May 20, 1940 - August 7, 2018
It is important to understand the manner in which our father lived his life: his compassion for others, his ability to meet a stranger and make a friend, and his devotion to family and friends defined him. Our father was born in Sokolce in 1940, then a part of communist Czechoslovakia. At the age of 8, his aunt and uncle visited to ask if they could adopt Stan and raise him in Canada. Stan’s mother, Amelia, and father, George, refused. Then came the miscommunication that would change the course of Stan’s life: the hungry 8-year-old came in to ask for a snack. When Stan was sent back to bed without his snack, he cried. His parents thought he was upset because he wanted to live in Canada, so they changed their minds and let him go. That small moment set in motion a series of events that greatly impacted our dad’s life.
When he arrived in Canada, Stan did not speak the language. He looked different than the other kids and he was not with his “real” family. Even though he was 8 years old, he was placed in a Kindergarten classroom due to his lack of English language skills. He was bullied, he was called a DP (displaced person, a great insult), he had no friends, and in his mind, he didn’t have his family.
In the midst of that great loneliness, he found the game of hockey, which would go on to become a great joy of his life. While our dad’s professional hockey accomplishments were many, we are most proud of his legacy of giving back and caring for others.
Those early moments upon his arrival in Canada made a lasting and profound mark on our dad. He learned what it was like to be alone in a world full of people, and how to reach out to others who felt that way. Our dad was a husband, father, and grandfather who fiercely loved his family above all else. A friend who would always lend a hand and never missed an opportunity to pull a prank. A kid from Czechoslovakia who never forgot the sacrifices his parents made, his feelings of being different and left out or his humble beginnings. A selfless Chicagoan who felt a duty to give back. A human who saw other people with differences as simply that - people.

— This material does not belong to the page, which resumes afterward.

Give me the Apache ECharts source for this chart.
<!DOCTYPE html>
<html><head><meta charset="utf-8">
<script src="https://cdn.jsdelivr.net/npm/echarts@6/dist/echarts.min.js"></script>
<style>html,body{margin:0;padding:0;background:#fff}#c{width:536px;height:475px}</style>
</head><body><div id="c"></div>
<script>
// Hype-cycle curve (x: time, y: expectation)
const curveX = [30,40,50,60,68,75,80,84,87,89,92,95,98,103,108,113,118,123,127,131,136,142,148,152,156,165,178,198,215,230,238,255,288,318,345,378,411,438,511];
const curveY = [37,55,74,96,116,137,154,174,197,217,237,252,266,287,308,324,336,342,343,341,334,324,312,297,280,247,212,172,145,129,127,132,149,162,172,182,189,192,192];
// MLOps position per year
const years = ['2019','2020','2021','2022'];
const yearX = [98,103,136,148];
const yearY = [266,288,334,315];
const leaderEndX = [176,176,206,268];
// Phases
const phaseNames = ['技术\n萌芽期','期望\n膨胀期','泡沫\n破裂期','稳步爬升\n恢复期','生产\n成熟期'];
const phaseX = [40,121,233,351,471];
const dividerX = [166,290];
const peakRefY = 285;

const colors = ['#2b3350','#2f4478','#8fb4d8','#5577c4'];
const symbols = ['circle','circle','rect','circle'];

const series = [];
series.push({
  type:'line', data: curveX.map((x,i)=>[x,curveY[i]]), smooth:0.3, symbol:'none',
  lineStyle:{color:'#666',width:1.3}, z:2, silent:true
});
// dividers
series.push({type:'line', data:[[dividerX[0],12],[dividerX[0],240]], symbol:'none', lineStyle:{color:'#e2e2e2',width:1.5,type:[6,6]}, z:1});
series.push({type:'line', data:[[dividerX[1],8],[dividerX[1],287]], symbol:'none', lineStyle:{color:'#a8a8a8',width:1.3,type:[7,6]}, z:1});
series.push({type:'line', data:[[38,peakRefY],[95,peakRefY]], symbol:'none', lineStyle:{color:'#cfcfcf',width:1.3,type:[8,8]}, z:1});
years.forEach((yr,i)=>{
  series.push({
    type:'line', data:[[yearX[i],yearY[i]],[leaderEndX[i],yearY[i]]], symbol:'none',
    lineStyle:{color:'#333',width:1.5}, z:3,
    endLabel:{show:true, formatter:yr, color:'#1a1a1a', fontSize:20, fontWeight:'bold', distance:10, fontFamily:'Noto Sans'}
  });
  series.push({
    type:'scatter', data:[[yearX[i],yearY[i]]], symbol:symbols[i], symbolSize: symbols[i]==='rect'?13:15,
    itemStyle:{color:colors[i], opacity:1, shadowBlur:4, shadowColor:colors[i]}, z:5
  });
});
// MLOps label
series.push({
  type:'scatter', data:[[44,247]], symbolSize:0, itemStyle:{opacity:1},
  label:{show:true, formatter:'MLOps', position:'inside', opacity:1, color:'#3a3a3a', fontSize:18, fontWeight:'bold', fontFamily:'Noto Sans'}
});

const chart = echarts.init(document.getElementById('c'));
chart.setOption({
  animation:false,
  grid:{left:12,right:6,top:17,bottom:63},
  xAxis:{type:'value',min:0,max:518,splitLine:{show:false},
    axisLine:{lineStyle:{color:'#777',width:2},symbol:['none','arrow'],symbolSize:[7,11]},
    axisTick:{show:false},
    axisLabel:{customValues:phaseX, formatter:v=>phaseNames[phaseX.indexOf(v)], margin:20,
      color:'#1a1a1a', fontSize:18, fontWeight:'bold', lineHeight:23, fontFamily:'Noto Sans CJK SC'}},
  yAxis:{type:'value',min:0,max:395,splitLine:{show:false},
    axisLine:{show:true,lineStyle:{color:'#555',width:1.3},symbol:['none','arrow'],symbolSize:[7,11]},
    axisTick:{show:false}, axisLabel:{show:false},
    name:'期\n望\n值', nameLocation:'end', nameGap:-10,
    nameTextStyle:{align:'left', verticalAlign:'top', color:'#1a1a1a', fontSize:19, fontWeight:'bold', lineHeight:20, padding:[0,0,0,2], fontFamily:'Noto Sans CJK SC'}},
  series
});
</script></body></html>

As a father, he taught us by example about acceptance, compassion and patience, often reminding us that it doesn’t cost anything to be nice to people. He stressed that everyone is equally worthy of respect and kindness; that people are more alike than they are different. Our dad would ask us if we wanted to go to a track meet or a visit a hospital with him. He never qualified these outings as doing charity work or made note that some of the participants would be mentally, physically or medically challenged. We were just going to cheer some people on. We accompanied him to be “huggers” at the Special Olympics when he helped start the program in Chicago. When our dad and Uncle Irv founded AHIHA (American Hearing Impaired Hockey Association) in 1973, we were all involved from the beginning, helping any way we could. AHIHA is still going strong, fielding the US Deaf Olympic Team. The next generation of Mikitas, the grandchildren, continue to support the program by volunteering on and off the ice. Many of our good friends are AHIHA families. On Thanksgiving we would go to Larabida Children’s Hospital to play and have lunch with the kids and their families.
Several years ago, our father began declining mentally. Almost overnight, our mother’s partner of 52 years was mentally gone but physically still here. Our loving father and doting grandpa was suddenly confused and different from the person we knew.

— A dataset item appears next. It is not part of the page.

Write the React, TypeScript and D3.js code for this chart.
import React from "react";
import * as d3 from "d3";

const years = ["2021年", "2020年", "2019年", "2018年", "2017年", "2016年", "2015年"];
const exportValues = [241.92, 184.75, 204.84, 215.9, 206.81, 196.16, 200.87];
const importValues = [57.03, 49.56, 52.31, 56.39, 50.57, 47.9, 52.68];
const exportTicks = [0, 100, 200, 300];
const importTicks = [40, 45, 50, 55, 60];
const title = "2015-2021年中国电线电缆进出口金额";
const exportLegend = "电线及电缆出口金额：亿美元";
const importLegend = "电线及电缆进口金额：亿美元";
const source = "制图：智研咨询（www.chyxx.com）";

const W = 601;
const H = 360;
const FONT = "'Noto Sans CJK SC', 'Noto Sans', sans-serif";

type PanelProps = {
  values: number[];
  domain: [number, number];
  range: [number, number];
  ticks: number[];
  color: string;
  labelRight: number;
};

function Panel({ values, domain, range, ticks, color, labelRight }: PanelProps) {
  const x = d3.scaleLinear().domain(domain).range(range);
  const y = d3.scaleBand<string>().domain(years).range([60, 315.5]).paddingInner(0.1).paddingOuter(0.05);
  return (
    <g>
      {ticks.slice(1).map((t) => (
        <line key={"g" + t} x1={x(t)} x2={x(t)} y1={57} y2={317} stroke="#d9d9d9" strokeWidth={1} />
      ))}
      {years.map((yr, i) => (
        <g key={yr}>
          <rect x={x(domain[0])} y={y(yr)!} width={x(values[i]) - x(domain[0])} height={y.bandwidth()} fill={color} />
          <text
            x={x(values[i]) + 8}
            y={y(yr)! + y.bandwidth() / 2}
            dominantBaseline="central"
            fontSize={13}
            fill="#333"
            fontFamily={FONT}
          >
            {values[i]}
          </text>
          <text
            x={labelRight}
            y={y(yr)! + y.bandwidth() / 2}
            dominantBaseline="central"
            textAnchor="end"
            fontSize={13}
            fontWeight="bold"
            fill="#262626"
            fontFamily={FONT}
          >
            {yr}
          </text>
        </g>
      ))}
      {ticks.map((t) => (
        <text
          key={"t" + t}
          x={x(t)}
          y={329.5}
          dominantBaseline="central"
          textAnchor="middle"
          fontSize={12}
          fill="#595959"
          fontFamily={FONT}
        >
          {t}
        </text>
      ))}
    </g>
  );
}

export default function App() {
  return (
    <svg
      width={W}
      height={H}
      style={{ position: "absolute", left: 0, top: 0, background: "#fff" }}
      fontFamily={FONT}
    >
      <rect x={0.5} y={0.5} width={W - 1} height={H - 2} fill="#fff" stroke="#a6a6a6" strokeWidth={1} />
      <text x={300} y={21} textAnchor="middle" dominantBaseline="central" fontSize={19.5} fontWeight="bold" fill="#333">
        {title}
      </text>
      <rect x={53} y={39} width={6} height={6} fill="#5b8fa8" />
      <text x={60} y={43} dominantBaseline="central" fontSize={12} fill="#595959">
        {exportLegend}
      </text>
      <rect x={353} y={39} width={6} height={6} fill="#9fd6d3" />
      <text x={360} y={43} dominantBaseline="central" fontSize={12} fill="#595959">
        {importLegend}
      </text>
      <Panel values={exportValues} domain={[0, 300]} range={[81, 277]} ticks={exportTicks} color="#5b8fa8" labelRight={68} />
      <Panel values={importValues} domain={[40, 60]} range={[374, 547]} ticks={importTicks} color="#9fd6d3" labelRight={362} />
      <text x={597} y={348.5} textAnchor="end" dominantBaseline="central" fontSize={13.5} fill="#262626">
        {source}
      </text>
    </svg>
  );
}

This new journey was a change for all of us. As a family we decided that it was important to share news of his dementia. Our public statement was met with sorrow, understanding, compassion, love and support for both Stan and our family. We knew we were not alone in this journey, ours was just going to be a little more public than most because of Stan’s name and notoriety.

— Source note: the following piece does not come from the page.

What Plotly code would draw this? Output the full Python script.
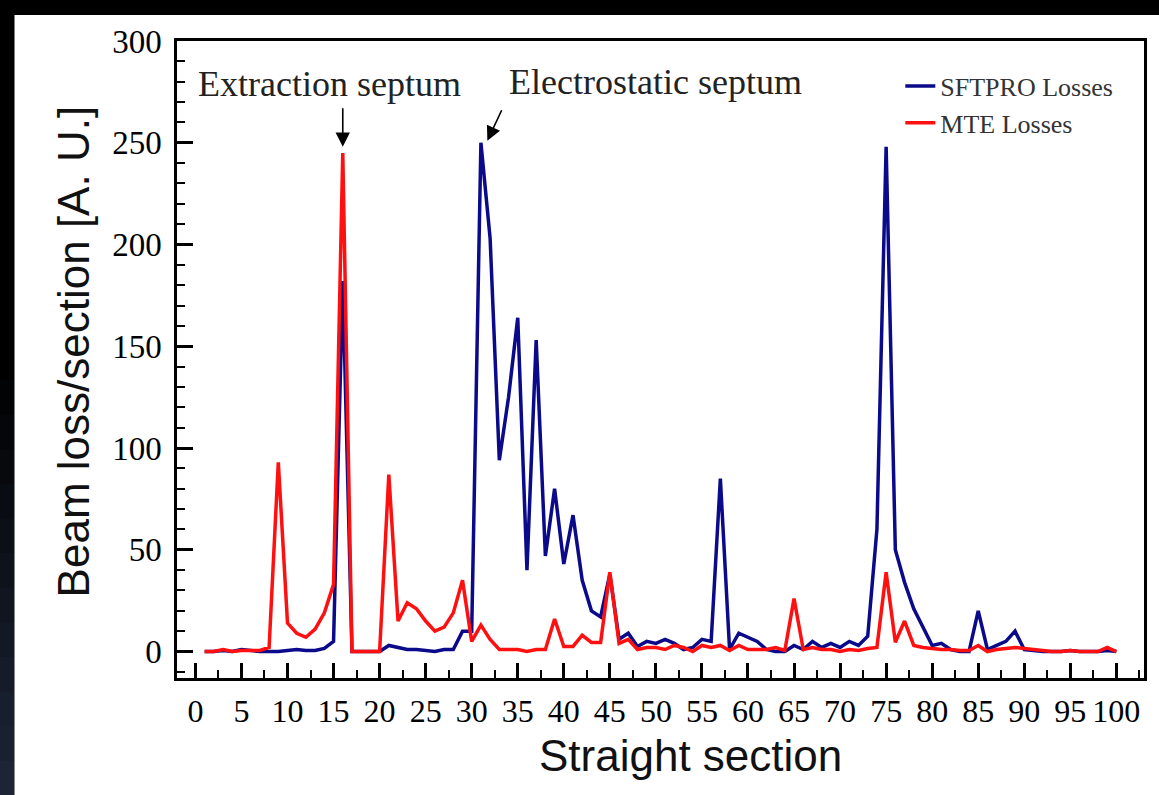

This is not a path any family foresees for a loved one, but it is, unfortunately, one that unites many of us. One amazing revelation was that once people knew that Stan was suffering with dementia, almost everyone who reached out to us had a family member or loved one fighting the same battle.
Because of the way our dad lived his life, during the end of his life, we were supported and loved by so many of the people he had touched. Friends, former teammates and rivals, kids he visited at schools and hospitals, old neighbors and strangers all reached out to offer comfort and share memories.
In keeping with the way he lived his life as a giver, it was our father’s idea to donate his brain to the VA-BU-CLF Brain Bank upon his death. He made his wishes abundantly clear, and as he said in his book, “This is a serious issue, and I am willing to be part of a test group. While I’m alive, I will gladly cooperate with the investigation of post-concussion syndrome. It’s the least I can do.” He visited Boston in 2013 to undergo baseline testing with Dr. Stern. He knew this was not diagnostic testing and he would not be receiving any medical treatment to help his memory loss, but that this information would be able to help others in the future. He told our sister Meg after the testing, “I told them they could have my brain, but not yet, I’m still using it.”
Our dad ended his book, Forever a Blackhawk with this quote, “By now, I thought for sure that I would be forgotten. Instead, I am still being remembered. How lucky can a guy be?” We were lucky to have him as a dad and friend, and we are honored to continue Stan’s wish to give back.